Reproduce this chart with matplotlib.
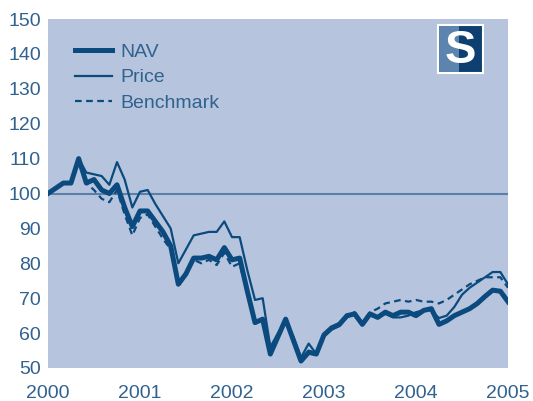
import matplotlib
matplotlib.use("Agg")
import matplotlib.pyplot as plt
import matplotlib.patches as patches
import numpy as np

plt.rcParams['font.family'] = ['Liberation Sans', 'DejaVu Sans']

# monthly values, Jan 2000 .. Jan 2005
nav = [100, 101.5, 103, 103, 110, 103, 104, 101, 100, 102.5, 96, 90.5,
       95, 95, 92, 89, 85, 74, 77, 81.5, 81.5, 82, 81, 84.5,
       81, 81.5, 72, 63, 64, 54, 59, 64, 58, 52, 54.5, 54,
       59.5, 61.5, 62.5, 65, 65.5, 62.5, 65.5, 64.5, 66, 65, 66, 66,
       65, 66.5, 67, 62.5, 63.5, 65, 66, 67, 68.5, 70.5, 72.3, 72,
       69]
price = [100, 101.5, 103, 103, 110, 106, 105.5, 105, 102.5, 109, 104, 96,
         100.5, 101, 97, 93.5, 90, 80, 84, 88, 88.5, 89, 89, 92,
         87.5, 87.5, 78, 69.5, 70, 56, 60, 63.5, 59, 53, 57, 54,
         59, 61, 62, 64.5, 65.5, 62.5, 65, 64.5, 65.5, 64.5, 64.5, 65,
         66, 66.5, 66.5, 64.3, 65, 67.5, 71, 73, 74.5, 76, 77.5, 77.5,
         74]
benchmark = [100, 101.5, 103, 103, 109, 103, 101, 98.5, 97.5, 101, 94, 88,
             93, 94, 90.5, 87, 84, 74, 76.5, 81, 80, 81, 79.5, 83,
             79, 80, 71, 63, 64, 54, 59, 63.5, 58, 52.5, 55, 54,
             59, 61.5, 62.5, 65, 66, 63, 66, 67, 68.5, 69, 69.5, 69,
             69.5, 69, 69, 68.5, 69.5, 71, 72.5, 74, 75, 76, 76, 76,
             73]
years = [2000, 2001, 2002, 2003, 2004, 2005]
yticks = [50, 60, 70, 80, 90, 100, 110, 120, 130, 140, 150]

dates = 2000 + np.arange(len(nav)) / 12.0

line_col = '#0b4a7e'
text_col = '#30628f'

fig = plt.figure(figsize=(5.33, 4.01), dpi=100)
ax = fig.add_axes([48 / 533, 33 / 401, 460 / 533, 349 / 401])
ax.set_facecolor('#b6c5dd')

ax.axhline(100, color='#5b80a8', lw=1.5, zorder=1)
ax.plot(dates, benchmark, color=line_col, lw=1.6, ls=(0, (3, 2)), label='Benchmark', zorder=2)
ax.plot(dates, price, color=line_col, lw=1.6, label='Price', zorder=3)
ax.plot(dates, nav, color=line_col, lw=3.6, label='NAV', zorder=4)

ax.set_xlim(2000, 2005)
ax.set_ylim(50, 150)
ax.set_xticks(years)
ax.set_xticklabels([str(y) for y in years])
ax.set_yticks(yticks)
ax.tick_params(length=0, labelsize=14, labelcolor=text_col)
ax.tick_params(axis='x', pad=12)
ax.tick_params(axis='y', pad=5)
for s in ax.spines.values():
    s.set_visible(False)

h, l = ax.get_legend_handles_labels()
order = [2, 1, 0]
leg = ax.legend([h[i] for i in order], [l[i] for i in order], loc='upper left',
                bbox_to_anchor=(0.059, 0.93), frameon=False, fontsize=14,
                borderpad=0, borderaxespad=0,
                handlelength=1.9, handletextpad=0.45, labelspacing=0.4,
                labelcolor=text_col)

# logo
lx, ly, lw_, lh = 438 / 533, (401 - 73) / 401, 45 / 533, 48 / 401
fig.patches.append(patches.Rectangle((lx, ly), lw_, lh, transform=fig.transFigure,
                                     facecolor='#0d3f70', edgecolor='white', lw=1.5))
fig.patches.append(patches.Rectangle((lx + 0.002, ly + 0.003), lw_ * 0.45, lh - 0.006,
                                     transform=fig.transFigure, facecolor='#5d84ae', lw=0))
fig.text(lx + lw_ / 2, ly + lh / 2 - 0.005, 'S', color='white', fontsize=34,
         fontweight='bold', ha='center', va='center')

fig.savefig('out.png', dpi=100)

TASK DETAILS:
Repeat the listing above from its first line through the line that contains "ax.set_facecolor('#b6c5dd')", both included, and nothing more. Drop the pictures.

TASK SOLUTION:
Reproduce this chart with matplotlib.
import matplotlib
matplotlib.use("Agg")
import matplotlib.pyplot as plt
import matplotlib.patches as patches
import numpy as np

plt.rcParams['font.family'] = ['Liberation Sans', 'DejaVu Sans']

# monthly values, Jan 2000 .. Jan 2005
nav = [100, 101.5, 103, 103, 110, 103, 104, 101, 100, 102.5, 96, 90.5,
       95, 95, 92, 89, 85, 74, 77, 81.5, 81.5, 82, 81, 84.5,
       81, 81.5, 72, 63, 64, 54, 59, 64, 58, 52, 54.5, 54,
       59.5, 61.5, 62.5, 65, 65.5, 62.5, 65.5, 64.5, 66, 65, 66, 66,
       65, 66.5, 67, 62.5, 63.5, 65, 66, 67, 68.5, 70.5, 72.3, 72,
       69]
price = [100, 101.5, 103, 103, 110, 106, 105.5, 105, 102.5, 109, 104, 96,
         100.5, 101, 97, 93.5, 90, 80, 84, 88, 88.5, 89, 89, 92,
         87.5, 87.5, 78, 69.5, 70, 56, 60, 63.5, 59, 53, 57, 54,
         59, 61, 62, 64.5, 65.5, 62.5, 65, 64.5, 65.5, 64.5, 64.5, 65,
         66, 66.5, 66.5, 64.3, 65, 67.5, 71, 73, 74.5, 76, 77.5, 77.5,
         74]
benchmark = [100, 101.5, 103, 103, 109, 103, 101, 98.5, 97.5, 101, 94, 88,
             93, 94, 90.5, 87, 84, 74, 76.5, 81, 80, 81, 79.5, 83,
             79, 80, 71, 63, 64, 54, 59, 63.5, 58, 52.5, 55, 54,
             59, 61.5, 62.5, 65, 66, 63, 66, 67, 68.5, 69, 69.5, 69,
             69.5, 69, 69, 68.5, 69.5, 71, 72.5, 74, 75, 76, 76, 76,
             73]
years = [2000, 2001, 2002, 2003, 2004, 2005]
yticks = [50, 60, 70, 80, 90, 100, 110, 120, 130, 140, 150]

dates = 2000 + np.arange(len(nav)) / 12.0

line_col = '#0b4a7e'
text_col = '#30628f'

fig = plt.figure(figsize=(5.33, 4.01), dpi=100)
ax = fig.add_axes([48 / 533, 33 / 401, 460 / 533, 349 / 401])
ax.set_facecolor('#b6c5dd')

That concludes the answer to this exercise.